Quality design enables us to secure competitive advantage by ensuring product robustness through making design quality internal criteria, and embedding them in our systems, which is so much more than simply systemizing the Pass/Fail validation. Eventually, by establishing the quality design system, we will be able to minimize repeated confusions in the decision-making process during early development phase, and by focusing on overall optimization we will transform into an organization which is capable of resolving company-wide issues and building a positive cycle in product development.
We will continue to build a new product development culture through quality design system, and make efforts to maintain this culture in a systematic and stable manner.

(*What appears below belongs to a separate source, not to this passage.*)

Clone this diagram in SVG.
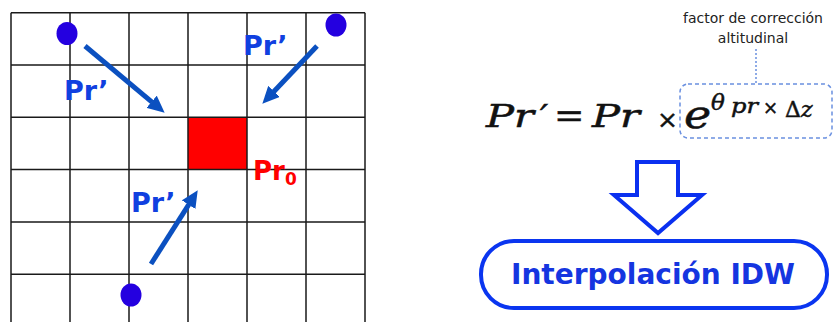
<svg xmlns="http://www.w3.org/2000/svg" width="836" height="322" viewBox="0 0 836 322">
<style>
.grid{stroke:#1a1a1a;stroke-width:1.5;fill:none}
.dot{fill:#2400e0}
.arr{stroke:#0b50c0;stroke-width:5;fill:none}
.lbl{font-family:"DejaVu Sans",sans-serif;font-weight:bold;font-size:27px;fill:#1040e0}
.red{font-family:"DejaVu Sans",sans-serif;font-weight:bold;fill:#ff0000}
.math{font-family:"DejaVu Serif",serif;fill:#111;stroke:#111;stroke-width:0.5}
.it{font-style:italic}
.note{font-family:"DejaVu Sans",sans-serif;font-size:14px;fill:#222;text-anchor:middle}
</style>
<defs>
<marker id="ah" viewBox="0 0 17 16" refX="0.5" refY="8" markerWidth="17" markerHeight="16" markerUnits="userSpaceOnUse" orient="auto">
<path d="M0,0 L17,8 L0,16 z" fill="#0b50c0"/>
</marker>
</defs>
<rect width="836" height="322" fill="#fff"/>
<g id="grid">
<rect x="188" y="117" width="59" height="52.3" fill="#ff0000"/>
<path class="grid" d="M11,12.7V322M70,12.7V322M129,12.7V322M188,12.7V322M247,12.7V322M306,12.7V322M365,12.7V322M11,12.7H365M11,65H365M11,117.3H365M11,169.6H365M11,221.9H365M11,274.2H365"/>
</g>
<g id="p1"><ellipse class="dot" cx="67" cy="33.5" rx="10.5" ry="11.5"/></g>
<g id="p2"><ellipse class="dot" cx="336" cy="25" rx="10.5" ry="11.5"/></g>
<g id="p3"><ellipse class="dot" cx="131" cy="295" rx="10.5" ry="11.5"/></g>
<g id="connectors">
<line class="arr" x1="85" y1="46" x2="152" y2="102.1" marker-end="url(#ah)"/>
<line class="arr" x1="317" y1="46" x2="273.7" y2="91.7" marker-end="url(#ah)"/>
<line class="arr" x1="151" y1="264" x2="188.9" y2="204.3" marker-end="url(#ah)"/>
</g>
<g id="labels">
<text class="lbl" x="64" y="100">Pr’</text>
<text class="lbl" x="243" y="55">Pr’</text>
<text class="lbl" x="131" y="212">Pr’</text>
<text class="red" x="253" y="180" font-size="26">Pr</text>
<text class="red" x="285" y="185" font-size="17">0</text>
</g>
<g id="formula">
<text class="math it" transform="translate(486,127) scale(1.3,1)" font-size="32">P</text>
<text class="math it" transform="translate(514,127) scale(1.3,1)" font-size="32">r</text>
<text class="math it" transform="translate(540,127) scale(1.1,1)" font-size="32">′</text>
<text class="math" transform="translate(554,127) scale(1.1,1)" font-size="33">=</text>
<text class="math it" transform="translate(592,127) scale(1.3,1)" font-size="32">P</text>
<text class="math it" transform="translate(620,127) scale(1.3,1)" font-size="32">r</text>
<text class="math" transform="translate(657,128)" font-size="25">×</text>
<text class="math it" transform="translate(684,128) scale(1.15,1)" font-size="40">e</text>
<text class="math it" transform="translate(711,110)" font-size="23">θ</text>
<text class="math it" transform="translate(731,113) scale(1.15,1)" font-size="21">pr</text>
<text class="math" transform="translate(763,114)" font-size="18">×</text>
<text class="math" transform="translate(785,117)" font-size="22">Δ<tspan class="it">z</tspan></text>
</g>
<g id="note">
<rect x="680" y="84" width="152" height="54" rx="8" fill="none" stroke="#6a90e0" stroke-width="1.5" stroke-dasharray="4,3"/>
<line x1="756" y1="49" x2="756" y2="84" stroke="#6a90e0" stroke-width="1.5" stroke-dasharray="2,2"/>
<text class="note" x="753" y="23">factor de corrección</text>
<text class="note" x="753" y="43">altitudinal</text>
</g>
<g id="bigarrow">
<polygon points="637,162 678,162 678,195 702,195 658,233 614,195 637,195" fill="#fff" stroke="#0a30f0" stroke-width="4"/>
</g>
<g id="idw">
<rect x="481" y="241" width="346" height="67" rx="33" fill="#fff" stroke="#0a35f0" stroke-width="4"/>
<text x="653" y="284" font-family="DejaVu Sans, sans-serif" font-weight="bold" font-size="28" fill="#1535e0" text-anchor="middle">Interpolación IDW</text>
</g>
</svg>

1Trade-off: A relationship, where gaining one of the two objectives will delay or lose in achieving the other.
2As dispersion widens, possibility of product defect increases, and therefore, it is necessary to manage dispersion to be kept within a certain level.
3) DAM: Like dams built along rivers that stop or restrict the flow of streams to create added value such as power generation or tourism, DAM refers to a ‘Data DAM’ that gathers and manages data generated in different parts of the development process in one place, opening it to developers to enable them to create added value.
4NUDD: New, Unique, Difficult, Different. Refers to a risk assessment methodology for new products due to changed data in new products compared to previous products.
5Single Design: a collaboration system among design teams across different divisions of SK hynix. It creates synergy effect by benchmarking, IP, and horizontal rollout of methodologies.